Flight Chaos Costs Kolkata Tour Operators Rs 70 Crore, Sparks Industry Outcry
Mass Flight Cancellations Trigger Tourism Crisis in Kolkata

The Indian travel industry is reeling from an operational crisis triggered by the sudden cancellation of several thousand flights across the country over the past four to five days. For tour operators and destination management companies, particularly in Kolkata, the situation has escalated into a logistical nightmare, causing severe financial losses and reputational damage.

An Operational and Financial Quagmire

Teams are working tirelessly, around the clock, to manage the fallout. Their tasks are monumental: rebooking flight sectors, realigning intricate ground arrangements, and handling last-minute changes to pre-booked hotel stays, transport, and sightseeing itineraries for countless clients. The abrupt nature of the cancellations, coupled with severely limited alternate seat availability and sharp spikes in airfares, has created a perfect storm.
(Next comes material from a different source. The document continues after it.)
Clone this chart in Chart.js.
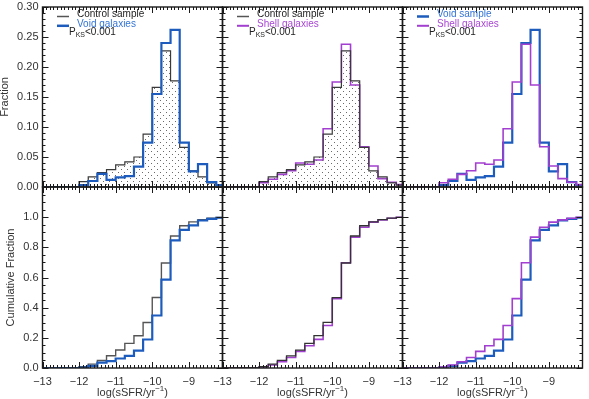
<!DOCTYPE html>
<html>
<head>
<meta charset="utf-8">
<script src="https://cdn.jsdelivr.net/npm/chart.js@4.4.0/dist/chart.umd.min.js"></script>
<style>
  body { margin: 0; background: #fff; }
  #wrap { position: relative; width: 589px; height: 399px; }
  #wrap canvas { position: absolute; left: 0; top: 0; }
</style>
</head>
<body>
<div id="wrap">
  <canvas id="c0" width="589" height="399"></canvas>
  <canvas id="c1" width="589" height="399"></canvas>
  <canvas id="c2" width="589" height="399"></canvas>
  <canvas id="c3" width="589" height="399"></canvas>
  <canvas id="c4" width="589" height="399"></canvas>
  <canvas id="c5" width="589" height="399"></canvas>
</div>
<script>
// bins of log(sSFR/yr^-1), 0.25 dex wide
const binEdges = [-12, -11.75, -11.5, -11.25, -11, -10.75, -10.5, -10.25, -10,
  -9.75, -9.5, -9.25, -9, -8.75, -8.5, -8.25, -8];

// fraction per bin
const controlFrac = [0.009, 0.017, 0.024, 0.029, 0.037, 0.042, 0.050, 0.088, 0.166, 0.227, 0.177, 0.066, 0.027, 0.017, 0.007, 0.003];
const voidFrac    = [0.003, 0.010, 0.022, 0.012, 0.016, 0.018, 0.034, 0.074, 0.155, 0.240, 0.262, 0.074, 0.026, 0.038, 0.008, 0.003];
const shellFrac   = [0.007, 0.013, 0.021, 0.027, 0.040, 0.038, 0.045, 0.097, 0.175, 0.238, 0.170, 0.067, 0.035, 0.014, 0.008, 0.004];

// cumulative fraction per bin
const controlCum = [0.009, 0.026, 0.050, 0.081, 0.119, 0.163, 0.214, 0.302, 0.467, 0.696, 0.875, 0.943, 0.969, 0.984, 0.993, 0.998];
const voidCum    = [0.002, 0.014, 0.035, 0.046, 0.063, 0.081, 0.115, 0.189, 0.348, 0.586, 0.846, 0.916, 0.945, 0.978, 0.989, 0.996];
const shellCum   = [0.007, 0.020, 0.041, 0.070, 0.110, 0.148, 0.190, 0.282, 0.460, 0.698, 0.868, 0.933, 0.967, 0.982, 0.993, 0.999];

// axes
const xMin = -13, xMax = -8.08;
const xTickValues = [-13, -12, -11, -10, -9];
const xTickLabels = ["\u221213", "\u221212", "\u221211", "\u221210", "\u22129"];
const fracTickValues = [0, 0.05, 0.10, 0.15, 0.20, 0.25, 0.30];
const fracTickLabels = ["0.00", "0.05", "0.10", "0.15", "0.20", "0.25", "0.30"];
const cumTickValues = [0, 0.2, 0.4, 0.6, 0.8, 1.0];
const cumTickLabels = ["0.0", "0.2", "0.4", "0.6", "0.8", "1.0"];

const FONT = '"Liberation Sans", Arial, sans-serif';
const CONTROL_COLOR = "#3a3a3a";
const VOID_COLOR = "#1d5cbd";
const SHELL_COLOR = "#a23fd0";

// dotted fill for the control histogram
function dotPattern() {
  const pc = document.createElement("canvas");
  pc.width = 6;
  pc.height = 6;
  const g = pc.getContext("2d");
  g.fillStyle = "#6a6a6a";
  g.fillRect(1, 1, 1, 1);
  g.fillRect(4, 4, 1, 1);
  return g.createPattern(pc, "repeat");
}

function stepPoints(vals) {
  const pts = [{ x: xMin, y: 0 }];
  vals.forEach((v, i) => pts.push({ x: binEdges[i], y: v }));
  pts.push({ x: binEdges[binEdges.length - 1], y: vals[vals.length - 1] });
  return pts;
}

function lineSet(vals, color, width, order, fillPattern) {
  return {
    data: stepPoints(vals),
    borderColor: color,
    borderWidth: width,
    stepped: true,
    pointRadius: 0,
    order: order,
    fill: fillPattern ? "origin" : false,
    backgroundColor: fillPattern || "transparent",
  };
}

function drawPks(ctx, x, y) {
  ctx.fillStyle = "#222";
  ctx.textAlign = "left";
  ctx.font = "10px " + FONT;
  ctx.fillText("P", x, y);
  let w = ctx.measureText("P").width;
  ctx.font = "7px " + FONT;
  ctx.fillText("KS", x + w, y + 3);
  w += ctx.measureText("KS").width;
  ctx.font = "10px " + FONT;
  ctx.fillText("<0.001", x + w, y);
}

// frame, inward ticks, labels and legend for each panel
const panelPlugin = {
  id: "panel",
  afterDatasetsDraw(chart, args, opts) {
    const { ctx, chartArea: a } = chart;
    const xs = chart.scales.x, ys = chart.scales.y;
    ctx.save();
    ctx.strokeStyle = "#1a1a1a";
    ctx.lineWidth = 1;
    ctx.beginPath();
    // x ticks every 0.1, major at integers
    for (let i = 0; i <= 49; i++) {
      const v = xMin + i / 10;
      const px = Math.round(xs.getPixelForValue(v)) + 0.5;
      const len = i % 10 === 0 ? 6 : 3;
      ctx.moveTo(px, a.bottom); ctx.lineTo(px, a.bottom - len);
      ctx.moveTo(px, a.top); ctx.lineTo(px, a.top + len);
    }
    // y ticks
    const nMinor = Math.round((ys.max - ys.min) / opts.yMinor);
    for (let i = 0; i <= nMinor; i++) {
      const v = ys.min + i * opts.yMinor;
      const py = Math.round(ys.getPixelForValue(v)) + 0.5;
      const len = i % opts.majorEvery === 0 ? 6 : 3;
      ctx.moveTo(a.left, py); ctx.lineTo(a.left + len, py);
      ctx.moveTo(a.right, py); ctx.lineTo(a.right - len, py);
    }
    ctx.stroke();
    ctx.lineWidth = 1.4;
    ctx.strokeRect(a.left, a.top, a.right - a.left, a.bottom - a.top);

    ctx.fillStyle = "#333";
    ctx.font = "11px " + FONT;
    if (opts.yLabels) {
      ctx.textAlign = "right";
      ctx.textBaseline = "middle";
      opts.yValues.forEach((v, i) => {
        ctx.fillText(opts.yLabels[i], a.left - 4, ys.getPixelForValue(v));
      });
      ctx.save();
      ctx.translate(opts.yTitleX, (a.top + a.bottom) / 2);
      ctx.rotate(-Math.PI / 2);
      ctx.textAlign = "center";
      ctx.fillText(opts.yTitle, 0, 0);
      ctx.restore();
    }
    if (opts.xLabels) {
      ctx.textAlign = "center";
      ctx.textBaseline = "middle";
      xTickValues.forEach((v, i) => {
        ctx.fillText(xTickLabels[i], xs.getPixelForValue(v), 382);
      });
      // x title with superscript
      const t1 = "log(sSFR/yr", t3 = ")";
      ctx.font = "11px " + FONT;
      const w1 = ctx.measureText(t1).width, w3 = ctx.measureText(t3).width;
      ctx.font = "8px " + FONT;
      const w2 = ctx.measureText("\u22121").width;
      let x0 = (a.left + a.right) / 2 - (w1 + w2 + w3) / 2;
      ctx.textAlign = "left";
      ctx.font = "11px " + FONT;
      ctx.fillText(t1, x0, 393);
      ctx.font = "8px " + FONT;
      ctx.fillText("\u22121", x0 + w1, 389);
      ctx.font = "11px " + FONT;
      ctx.fillText(t3, x0 + w1 + w2, 393);
    }
    if (opts.legend) {
      ctx.textBaseline = "middle";
      opts.legend.forEach((item, i) => {
        const y = a.top + 7.5 + i * 9.3;
        ctx.strokeStyle = item.color;
        ctx.lineWidth = item.width;
        ctx.beginPath();
        ctx.moveTo(a.left + 14.5, y + 2);
        ctx.lineTo(a.left + 26.5, y + 2);
        ctx.stroke();
        ctx.fillStyle = item.textColor;
        ctx.font = "10px " + FONT;
        ctx.textAlign = "left";
        ctx.fillText(item.text, a.left + 34.5, y);
      });
      drawPks(ctx, a.left + 26.5, a.top + 25);
    }
    ctx.restore();
  },
};

const cols = [42.5, 222.5, 402.5];
const panelW = 180;
const rows = [{ top: 7, bottom: 187 }, { top: 187, bottom: 368 }];

const legControl = { text: "Control sample", color: "#555", width: 1.5, textColor: "#222" };
const legVoidGal = { text: "Void galaxies", color: VOID_COLOR, width: 2.5, textColor: "#3474d4" };
const legVoidSam = { text: "Void sample", color: VOID_COLOR, width: 2.5, textColor: "#3474d4" };
const legShell = { text: "Shell galaxies", color: SHELL_COLOR, width: 2, textColor: "#a848d4" };

const pattern = dotPattern();

const panels = [
  { col: 0, row: 0, sets: [lineSet(controlFrac, CONTROL_COLOR, 1.2, 2, pattern), lineSet(voidFrac, VOID_COLOR, 2.2, 1)], legend: [legControl, legVoidGal] },
  { col: 1, row: 0, sets: [lineSet(controlFrac, CONTROL_COLOR, 1.2, 1, pattern), lineSet(shellFrac, SHELL_COLOR, 1.6, 2)], legend: [legControl, legShell] },
  { col: 2, row: 0, sets: [lineSet(voidFrac, VOID_COLOR, 2.2, 2), lineSet(shellFrac, SHELL_COLOR, 1.6, 1)], legend: [legVoidSam, legShell] },
  { col: 0, row: 1, sets: [lineSet(controlCum, "#555", 1.4, 2), lineSet(voidCum, VOID_COLOR, 2.2, 1)] },
  { col: 1, row: 1, sets: [lineSet(controlCum, "#333", 1.3, 1), lineSet(shellCum, SHELL_COLOR, 1.6, 2)] },
  { col: 2, row: 1, sets: [lineSet(voidCum, VOID_COLOR, 2.2, 2), lineSet(shellCum, SHELL_COLOR, 1.6, 1)] },
];

panels.forEach((p, idx) => {
  const top = p.row === 0;
  const r = rows[p.row];
  const left = cols[p.col];
  new Chart(document.getElementById("c" + idx), {
    type: "line",
    data: { datasets: p.sets },
    options: {
      responsive: false,
      animation: false,
      layout: { padding: { left: left, right: 589 - left - panelW, top: r.top, bottom: 399 - r.bottom } },
      scales: {
        x: { type: "linear", min: xMin, max: xMax, display: false },
        y: { type: "linear", min: 0, max: top ? 0.30 : 1.2, display: false },
      },
      plugins: {
        legend: { display: false },
        tooltip: { enabled: false },
        panel: {
          yMinor: top ? 0.01 : 0.05,
          majorEvery: top ? 5 : 4,
          yValues: top ? fracTickValues : cumTickValues,
          yLabels: p.col === 0 ? (top ? fracTickLabels : cumTickLabels) : null,
          yTitle: top ? "Fraction" : "Cumulative Fraction",
          yTitleX: top ? 5 : 11,
          xLabels: !top,
          legend: p.legend || null,
        },
      },
    },
    plugins: [panelPlugin],
  });
});
</script>
</body>
</html>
Debjit Dutta, Chairman of the Indian Association of Tour Operators (Bengal Chapter), highlighted the unfair burden. "While the airline is responsible for the disruption, it is the other service providers who are being held accountable for the situation that is beyond their control," he pointed out. This, he stated, has not only caused direct monetary losses but has also sullied the hard-earned reputation of tour operators.

The Domino Effect of Cancellations

The problems cascade through every element of a travel plan. Since flights were cancelled at the eleventh hour, hotels in cities where tourists could not arrive are often refusing to refund or relax their cancellation policies. This forces operators to absorb the cost of unused services while simultaneously arranging new, expensive last-minute bookings in locations where clients are stranded.

Nitin Sukunia of Kolkata-based Travel Bureau, which handles about 20,000 foreign tourists annually, explained the compounding losses. "Bookings in other cities have to be written off, and losses are compounded as fresh bookings are made for stranded tourists," he said. He described a domino effect impacting local transport and sightseeing, requiring a complete revision of subsequent itineraries.

Sukunia emphasized the financial double whammy: "With airlines charging anywhere between 4x to 10x the original fares and last-minute hotel tariffs also skyrocketing, the situation is dire." He estimated the immediate business loss for Kolkata's travel trade due to this chaos at a staggering Rs 60 to 70 crore.

Profiteering and a Call for Government Intervention

The crisis has exposed rampant profiteering, further victimizing travelers and operators. Chandra Prakash Bhattar, head of Neptune Holidays (which serves 30,000 domestic tourists yearly), cited egregious examples: hotels in Delhi's Aerocity hiking prices to Rs 30,000 per night and Air India fares on a Delhi-Bengaluru route reaching Rs 1 lakh compared to Akasa Air's Rs 39,000.

"Profiteering in chaos has become the norm. Everyone wants a bite of the flesh. When service providers become predators, travellers become the feast. This is systemic abandonment," Bhattar remarked. He urgently called for government action to end the harassment and prevent massive loss of face for both the industry and the country's image as a tourist-friendly destination.

The ongoing flight disruption underscores the fragile ecosystem of travel planning. It demonstrates how airline instability can trigger a widespread breakdown, imposing crippling costs on downstream businesses and eroding traveler trust, demanding immediate regulatory scrutiny and consumer protection measures.